By Cordelia Hsu and Jill Gralow

SYDNEY (Reuters) – Nestled in old eucalyptus forests in Australia’s New South Wales region, an estimated 15% of the state’s dwindling koala population is set to win some protection from as early as 2025, but environmentalists say that might be too late.

    To shore up the habitat of these iconic Australian animals, the state government plans to merge 315,000 hectares (1,216 sq miles) of national park and public forest land into the Great Koala National Park (GKNP), covering an area twice the size of London.

Environmentalists and local forest advocates warn that the best koala feed trees could be gone by the time the park about 500 km (310 miles) north of Sydney is enlarged, due to increased native forest logging in the area.

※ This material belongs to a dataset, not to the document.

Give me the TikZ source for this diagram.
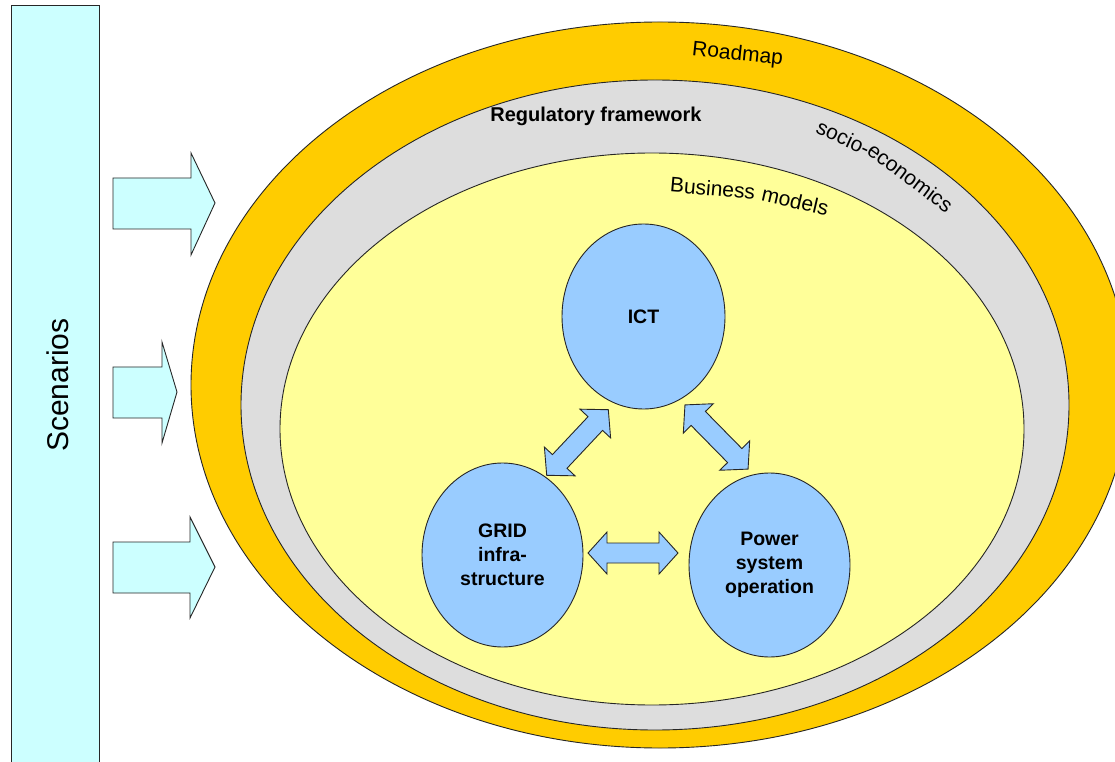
\documentclass[tikz,border=0pt]{standalone}
\usepackage{fontspec}
\setmainfont{Liberation Sans}
\usetikzlibrary{shapes.geometric}
\definecolor{scencyan}{HTML}{CCFFFF}
\definecolor{roadorange}{HTML}{FFCC00}
\definecolor{reggray}{HTML}{DDDDDD}
\definecolor{bizyellow}{HTML}{FFFF99}
\definecolor{coreblue}{HTML}{99CCFF}
\newcommand\corefont{\fontsize{19.5}{24}\selectfont\bfseries}
\newcommand\regfont{\fontsize{20}{24}\selectfont\bfseries}
\newcommand\curvefont{\fontsize{21}{24}\selectfont}
\newcommand\scenfont{\fontsize{30}{36}\selectfont}
\begin{document}
\begin{tikzpicture}[x=1pt,y=1pt,
  outline/.style={draw=black!85, line width=0.9pt},
  band/.style={ellipse, outline, inner sep=0pt},
  core/.style={ellipse, outline, fill=coreblue, inner sep=0pt, align=center, font=\corefont},
  blockarrow/.style={outline, fill=coreblue, line join=miter},
  scenarrow/.style={outline, fill=scencyan, line join=miter},
  layerlabel/.style={font=\curvefont, inner sep=0pt, anchor=base},
  dbl/.pic={\path[blockarrow] (-45,0) -- (-26,21) -- (-26,10) -- (26,10) -- (26,21) -- (45,0) -- (26,-21) -- (26,-10) -- (-26,-10) -- (-26,-21) -- cycle;}
]
\useasboundingbox (0,0) rectangle (1115,761);
\fill[white] (0,0) rectangle (1115,761);
\begin{scope}
\clip (0,0) rectangle (1115,761);
% scenarios bar
\node[outline, fill=scencyan, minimum width=88, minimum height=770, inner sep=0pt, anchor=north west] (scen) at (11,756) {};
\node[rotate=90, font=\scenfont] (scentext) at (58,376) {Scenarios};
% scenario arrows
\draw[scenarrow] (113,583) -- (191,583) -- (191,608) -- (215,558) -- (191,506) -- (191,532) -- (113,532) -- cycle;
\draw[scenarrow] (113,394) -- (162,394) -- (162,419) -- (177,369) -- (162,318) -- (162,343) -- (113,343) -- cycle;
\draw[scenarrow] (113,219) -- (190,219) -- (190,244) -- (215,194) -- (190,143) -- (190,168) -- (113,168) -- cycle;
% nested ellipses
\node[band, fill=roadorange, minimum width=938, minimum height=726] (roadmap) at (660,376) {};
\node[band, fill=reggray, minimum width=828, minimum height=650] (regul) at (655,356) {};
\node[band, fill=bizyellow, minimum width=744, minimum height=552] (business) at (652,332) {};
\end{scope}
% labels of the layers
\node[layerlabel, rotate=-6] (roadlabel) at (737,701) {Roadmap};
\node[font=\regfont] (reglabel) at (596,645) {Regulatory framework};
\node[layerlabel, rotate=-25] (sociolabel) at (840.3,616.7) {socio-};
\node[layerlabel, rotate=-37] (econlabel) at (905.9,577.7) {economics};
\node[layerlabel, rotate=-5] (bizlabel) at (712,565.3) {Business};
\node[layerlabel, rotate=-13] (modlabel) at (793.5,552.8) {models};
% core ellipses
\node[core, minimum width=163, minimum height=185] (ict) at (643.5,444.5) {ICT};
\node[core, minimum width=161, minimum height=184] (grid) at (502.5,206) {GRID\\infra-\\structure};
\node[core, minimum width=161, minimum height=184] (pso) at (769.5,196) {Power\\system\\operation};
% double arrows
\pic at (633,208) {dbl};
\pic[rotate=46.8] at (577.5,318.5) {dbl};
\pic[rotate=-45.5] at (716.5,324) {dbl};
\end{tikzpicture}
\end{document}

    “There’s been a massive expansion and intensification of logging in some of the most bio-diverse areas of the Great Koala National Park,” said local forest advocate Mark Graham while sitting on a stump surrounded by recently harvested trees.

    “The harm that’s done here will take a long time to repair, and in some respects, it might never repair.”

    The koala was classified as endangered in New South Wales, Queensland and the Australian Capital Territory in 2022, with environmental groups estimating koalas could be extinct in the wild in New South Wales by 2050 if action wasn’t taken.

    According to Reuters calculations of data provided by the state’s Forestry Corporation, logging within the next six months inside the GKNP could roughly treble from levels seen in 2021-2022.

    Advocates and environmental groups want the state to ban logging in the entire proposed GKNP areas until plans are finalised. 

    “It doesn’t make sense,” said Stuart Blanch, an Australian conservation scientist from the World Wide Fund for Nature – Australia. “They should create the Great Koala National Park and while they do that, stop these koala feed trees being logged.”

    The state’s environment minister, Penny Sharpe, said the government was trying to get the GKNP in place as soon as possible, but cited a commitment to also work with the local community and industries.

    “We weren’t just going to press a stop, all together, straight away, without any plans for what happens with those communities and without a proper assessment of the forests,” Sharpe said.

    The state government said in September it halted logging in 106 koala hubs throughout state forests in the proposed park.

    These hubs, however, cover less than 5% of the forests being assessed for inclusion in the koala park.

    James Jooste, the CEO of Australian Forest Productions Association NSW, said the proposed park area is a key region for the logging industry.

“We can have both, a sustainable native forest industry and a Great Koala National Park,” he said.